Written instruction – Repeat the whole of the data, keeping every detail the same.

* start Material provided *

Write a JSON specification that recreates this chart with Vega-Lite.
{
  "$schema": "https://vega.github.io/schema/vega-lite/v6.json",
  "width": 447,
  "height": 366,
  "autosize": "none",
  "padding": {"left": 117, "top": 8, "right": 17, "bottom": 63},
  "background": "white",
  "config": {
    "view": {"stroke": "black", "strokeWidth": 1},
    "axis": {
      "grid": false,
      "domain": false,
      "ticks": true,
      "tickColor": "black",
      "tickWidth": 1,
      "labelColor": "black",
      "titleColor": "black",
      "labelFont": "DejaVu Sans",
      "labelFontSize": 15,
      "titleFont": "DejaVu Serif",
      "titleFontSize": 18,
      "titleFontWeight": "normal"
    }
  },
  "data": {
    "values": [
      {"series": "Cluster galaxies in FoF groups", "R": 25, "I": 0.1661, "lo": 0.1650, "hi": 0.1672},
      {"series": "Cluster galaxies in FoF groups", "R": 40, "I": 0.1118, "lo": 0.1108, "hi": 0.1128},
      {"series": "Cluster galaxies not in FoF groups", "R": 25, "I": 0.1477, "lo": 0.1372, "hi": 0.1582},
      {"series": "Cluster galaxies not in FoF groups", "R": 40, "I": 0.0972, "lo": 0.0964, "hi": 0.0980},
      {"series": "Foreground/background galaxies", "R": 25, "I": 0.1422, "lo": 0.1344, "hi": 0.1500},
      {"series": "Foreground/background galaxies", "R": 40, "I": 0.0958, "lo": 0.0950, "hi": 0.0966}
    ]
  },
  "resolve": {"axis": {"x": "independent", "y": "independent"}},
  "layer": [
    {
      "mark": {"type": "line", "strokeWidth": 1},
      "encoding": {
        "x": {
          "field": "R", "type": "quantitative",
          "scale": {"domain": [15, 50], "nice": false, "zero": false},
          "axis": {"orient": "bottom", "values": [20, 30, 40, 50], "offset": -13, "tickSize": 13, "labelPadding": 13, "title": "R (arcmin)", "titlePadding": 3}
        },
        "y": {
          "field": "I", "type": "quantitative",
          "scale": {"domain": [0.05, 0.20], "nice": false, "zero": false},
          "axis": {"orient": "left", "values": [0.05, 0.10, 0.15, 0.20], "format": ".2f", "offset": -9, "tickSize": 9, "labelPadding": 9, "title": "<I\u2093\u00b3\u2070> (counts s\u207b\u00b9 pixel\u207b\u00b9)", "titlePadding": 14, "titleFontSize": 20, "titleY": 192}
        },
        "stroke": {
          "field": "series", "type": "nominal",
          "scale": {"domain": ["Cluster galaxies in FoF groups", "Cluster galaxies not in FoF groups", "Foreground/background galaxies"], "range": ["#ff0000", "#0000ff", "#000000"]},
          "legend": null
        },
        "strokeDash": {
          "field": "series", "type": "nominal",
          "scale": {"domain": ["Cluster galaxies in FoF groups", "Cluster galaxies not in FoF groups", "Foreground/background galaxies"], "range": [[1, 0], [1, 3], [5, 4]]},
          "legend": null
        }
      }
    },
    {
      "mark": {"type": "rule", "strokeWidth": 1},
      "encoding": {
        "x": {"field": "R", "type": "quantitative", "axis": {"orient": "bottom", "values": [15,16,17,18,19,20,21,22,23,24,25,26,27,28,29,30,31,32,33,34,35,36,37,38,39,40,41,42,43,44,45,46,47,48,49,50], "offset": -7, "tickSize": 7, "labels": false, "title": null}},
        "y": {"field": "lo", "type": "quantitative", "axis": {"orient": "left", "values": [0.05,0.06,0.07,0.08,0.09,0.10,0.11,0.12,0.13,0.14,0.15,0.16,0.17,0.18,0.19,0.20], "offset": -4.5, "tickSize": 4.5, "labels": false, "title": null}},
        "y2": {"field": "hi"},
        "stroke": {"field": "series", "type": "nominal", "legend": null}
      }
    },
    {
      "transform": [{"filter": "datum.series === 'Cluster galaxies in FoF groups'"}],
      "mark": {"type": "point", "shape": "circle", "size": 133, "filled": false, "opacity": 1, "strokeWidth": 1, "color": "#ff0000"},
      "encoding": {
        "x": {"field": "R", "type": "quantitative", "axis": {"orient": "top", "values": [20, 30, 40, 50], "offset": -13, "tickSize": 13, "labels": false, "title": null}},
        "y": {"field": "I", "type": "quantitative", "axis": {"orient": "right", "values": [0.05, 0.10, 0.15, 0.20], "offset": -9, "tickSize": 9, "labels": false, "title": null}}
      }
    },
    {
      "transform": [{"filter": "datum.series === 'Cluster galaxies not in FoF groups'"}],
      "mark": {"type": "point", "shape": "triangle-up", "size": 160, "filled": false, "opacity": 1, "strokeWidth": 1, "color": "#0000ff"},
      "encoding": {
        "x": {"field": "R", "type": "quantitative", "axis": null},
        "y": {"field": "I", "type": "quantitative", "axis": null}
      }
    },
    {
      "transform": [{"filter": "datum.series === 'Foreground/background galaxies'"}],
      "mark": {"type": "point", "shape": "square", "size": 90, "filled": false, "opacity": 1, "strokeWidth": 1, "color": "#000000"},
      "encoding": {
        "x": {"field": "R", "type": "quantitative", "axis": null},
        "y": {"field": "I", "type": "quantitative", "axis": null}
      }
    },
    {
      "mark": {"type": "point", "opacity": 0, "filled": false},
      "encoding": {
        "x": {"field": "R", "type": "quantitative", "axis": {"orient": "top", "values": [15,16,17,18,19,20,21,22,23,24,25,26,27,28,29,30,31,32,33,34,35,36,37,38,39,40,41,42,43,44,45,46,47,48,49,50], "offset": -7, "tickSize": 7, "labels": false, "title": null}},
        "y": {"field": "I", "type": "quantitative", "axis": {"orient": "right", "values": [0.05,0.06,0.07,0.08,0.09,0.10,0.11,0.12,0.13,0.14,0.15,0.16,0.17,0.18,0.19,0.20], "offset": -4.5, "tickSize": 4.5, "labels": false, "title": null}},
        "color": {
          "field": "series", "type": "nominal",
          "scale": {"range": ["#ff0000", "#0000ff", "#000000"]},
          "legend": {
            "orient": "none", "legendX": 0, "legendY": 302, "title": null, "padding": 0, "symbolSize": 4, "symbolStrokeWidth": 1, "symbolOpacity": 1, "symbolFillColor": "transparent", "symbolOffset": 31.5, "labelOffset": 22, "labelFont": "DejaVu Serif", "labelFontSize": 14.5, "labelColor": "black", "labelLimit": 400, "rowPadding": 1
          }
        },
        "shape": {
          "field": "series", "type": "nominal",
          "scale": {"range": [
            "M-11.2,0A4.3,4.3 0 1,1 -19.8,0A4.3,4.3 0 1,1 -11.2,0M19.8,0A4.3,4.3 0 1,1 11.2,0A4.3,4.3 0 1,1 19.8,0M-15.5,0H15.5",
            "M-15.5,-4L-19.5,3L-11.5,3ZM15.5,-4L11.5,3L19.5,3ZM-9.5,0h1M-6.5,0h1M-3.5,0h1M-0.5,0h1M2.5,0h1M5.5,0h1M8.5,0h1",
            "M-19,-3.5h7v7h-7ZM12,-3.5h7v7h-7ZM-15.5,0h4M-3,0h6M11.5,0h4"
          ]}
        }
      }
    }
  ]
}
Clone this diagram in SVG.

* end Material provided *

Result for this exercise –
Write a JSON specification that recreates this chart with Vega-Lite.
{
  "$schema": "https://vega.github.io/schema/vega-lite/v6.json",
  "width": 447,
  "height": 366,
  "autosize": "none",
  "padding": {"left": 117, "top": 8, "right": 17, "bottom": 63},
  "background": "white",
  "config": {
    "view": {"stroke": "black", "strokeWidth": 1},
    "axis": {
      "grid": false,
      "domain": false,
      "ticks": true,
      "tickColor": "black",
      "tickWidth": 1,
      "labelColor": "black",
      "titleColor": "black",
      "labelFont": "DejaVu Sans",
      "labelFontSize": 15,
      "titleFont": "DejaVu Serif",
      "titleFontSize": 18,
      "titleFontWeight": "normal"
    }
  },
  "data": {
    "values": [
      {"series": "Cluster galaxies in FoF groups", "R": 25, "I": 0.1661, "lo": 0.1650, "hi": 0.1672},
      {"series": "Cluster galaxies in FoF groups", "R": 40, "I": 0.1118, "lo": 0.1108, "hi": 0.1128},
      {"series": "Cluster galaxies not in FoF groups", "R": 25, "I": 0.1477, "lo": 0.1372, "hi": 0.1582},
      {"series": "Cluster galaxies not in FoF groups", "R": 40, "I": 0.0972, "lo": 0.0964, "hi": 0.0980},
      {"series": "Foreground/background galaxies", "R": 25, "I": 0.1422, "lo": 0.1344, "hi": 0.1500},
      {"series": "Foreground/background galaxies", "R": 40, "I": 0.0958, "lo": 0.0950, "hi": 0.0966}
    ]
  },
  "resolve": {"axis": {"x": "independent", "y": "independent"}},
  "layer": [
    {
      "mark": {"type": "line", "strokeWidth": 1},
      "encoding": {
        "x": {
          "field": "R", "type": "quantitative",
          "scale": {"domain": [15, 50], "nice": false, "zero": false},
          "axis": {"orient": "bottom", "values": [20, 30, 40, 50], "offset": -13, "tickSize": 13, "labelPadding": 13, "title": "R (arcmin)", "titlePadding": 3}
        },
        "y": {
          "field": "I", "type": "quantitative",
          "scale": {"domain": [0.05, 0.20], "nice": false, "zero": false},
          "axis": {"orient": "left", "values": [0.05, 0.10, 0.15, 0.20], "format": ".2f", "offset": -9, "tickSize": 9, "labelPadding": 9, "title": "<I\u2093\u00b3\u2070> (counts s\u207b\u00b9 pixel\u207b\u00b9)", "titlePadding": 14, "titleFontSize": 20, "titleY": 192}
        },
        "stroke": {
          "field": "series", "type": "nominal",
          "scale": {"domain": ["Cluster galaxies in FoF groups", "Cluster galaxies not in FoF groups", "Foreground/background galaxies"], "range": ["#ff0000", "#0000ff", "#000000"]},
          "legend": null
        },
        "strokeDash": {
          "field": "series", "type": "nominal",
          "scale": {"domain": ["Cluster galaxies in FoF groups", "Cluster galaxies not in FoF groups", "Foreground/background galaxies"], "range": [[1, 0], [1, 3], [5, 4]]},
          "legend": null
        }
      }
    },
    {
      "mark": {"type": "rule", "strokeWidth": 1},
      "encoding": {
        "x": {"field": "R", "type": "quantitative", "axis": {"orient": "bottom", "values": [15,16,17,18,19,20,21,22,23,24,25,26,27,28,29,30,31,32,33,34,35,36,37,38,39,40,41,42,43,44,45,46,47,48,49,50], "offset": -7, "tickSize": 7, "labels": false, "title": null}},
        "y": {"field": "lo", "type": "quantitative", "axis": {"orient": "left", "values": [0.05,0.06,0.07,0.08,0.09,0.10,0.11,0.12,0.13,0.14,0.15,0.16,0.17,0.18,0.19,0.20], "offset": -4.5, "tickSize": 4.5, "labels": false, "title": null}},
        "y2": {"field": "hi"},
        "stroke": {"field": "series", "type": "nominal", "legend": null}
      }
    },
    {
      "transform": [{"filter": "datum.series === 'Cluster galaxies in FoF groups'"}],
      "mark": {"type": "point", "shape": "circle", "size": 133, "filled": false, "opacity": 1, "strokeWidth": 1, "color": "#ff0000"},
      "encoding": {
        "x": {"field": "R", "type": "quantitative", "axis": {"orient": "top", "values": [20, 30, 40, 50], "offset": -13, "tickSize": 13, "labels": false, "title": null}},
        "y": {"field": "I", "type": "quantitative", "axis": {"orient": "right", "values": [0.05, 0.10, 0.15, 0.20], "offset": -9, "tickSize": 9, "labels": false, "title": null}}
      }
    },
    {
      "transform": [{"filter": "datum.series === 'Cluster galaxies not in FoF groups'"}],
      "mark": {"type": "point", "shape": "triangle-up", "size": 160, "filled": false, "opacity": 1, "strokeWidth": 1, "color": "#0000ff"},
      "encoding": {
        "x": {"field": "R", "type": "quantitative", "axis": null},
        "y": {"field": "I", "type": "quantitative", "axis": null}
      }
    },
    {
      "transform": [{"filter": "datum.series === 'Foreground/background galaxies'"}],
      "mark": {"type": "point", "shape": "square", "size": 90, "filled": false, "opacity": 1, "strokeWidth": 1, "color": "#000000"},
      "encoding": {
        "x": {"field": "R", "type": "quantitative", "axis": null},
        "y": {"field": "I", "type": "quantitative", "axis": null}
      }
    },
    {
      "mark": {"type": "point", "opacity": 0, "filled": false},
      "encoding": {
        "x": {"field": "R", "type": "quantitative", "axis": {"orient": "top", "values": [15,16,17,18,19,20,21,22,23,24,25,26,27,28,29,30,31,32,33,34,35,36,37,38,39,40,41,42,43,44,45,46,47,48,49,50], "offset": -7, "tickSize": 7, "labels": false, "title": null}},
        "y": {"field": "I", "type": "quantitative", "axis": {"orient": "right", "values": [0.05,0.06,0.07,0.08,0.09,0.10,0.11,0.12,0.13,0.14,0.15,0.16,0.17,0.18,0.19,0.20], "offset": -4.5, "tickSize": 4.5, "labels": false, "title": null}},
        "color": {
          "field": "series", "type": "nominal",
          "scale": {"range": ["#ff0000", "#0000ff", "#000000"]},
          "legend": {
            "orient": "none", "legendX": 0, "legendY": 302, "title": null, "padding": 0, "symbolSize": 4, "symbolStrokeWidth": 1, "symbolOpacity": 1, "symbolFillColor": "transparent", "symbolOffset": 31.5, "labelOffset": 22, "labelFont": "DejaVu Serif", "labelFontSize": 14.5, "labelColor": "black", "labelLimit": 400, "rowPadding": 1
          }
        },
        "shape": {
          "field": "series", "type": "nominal",
          "scale": {"range": [
            "M-11.2,0A4.3,4.3 0 1,1 -19.8,0A4.3,4.3 0 1,1 -11.2,0M19.8,0A4.3,4.3 0 1,1 11.2,0A4.3,4.3 0 1,1 19.8,0M-15.5,0H15.5",
            "M-15.5,-4L-19.5,3L-11.5,3ZM15.5,-4L11.5,3L19.5,3ZM-9.5,0h1M-6.5,0h1M-3.5,0h1M-0.5,0h1M2.5,0h1M5.5,0h1M8.5,0h1",
            "M-19,-3.5h7v7h-7ZM12,-3.5h7v7h-7ZM-15.5,0h4M-3,0h6M11.5,0h4"
          ]}
        }
      }
    }
  ]
}
Clone this diagram in SVG.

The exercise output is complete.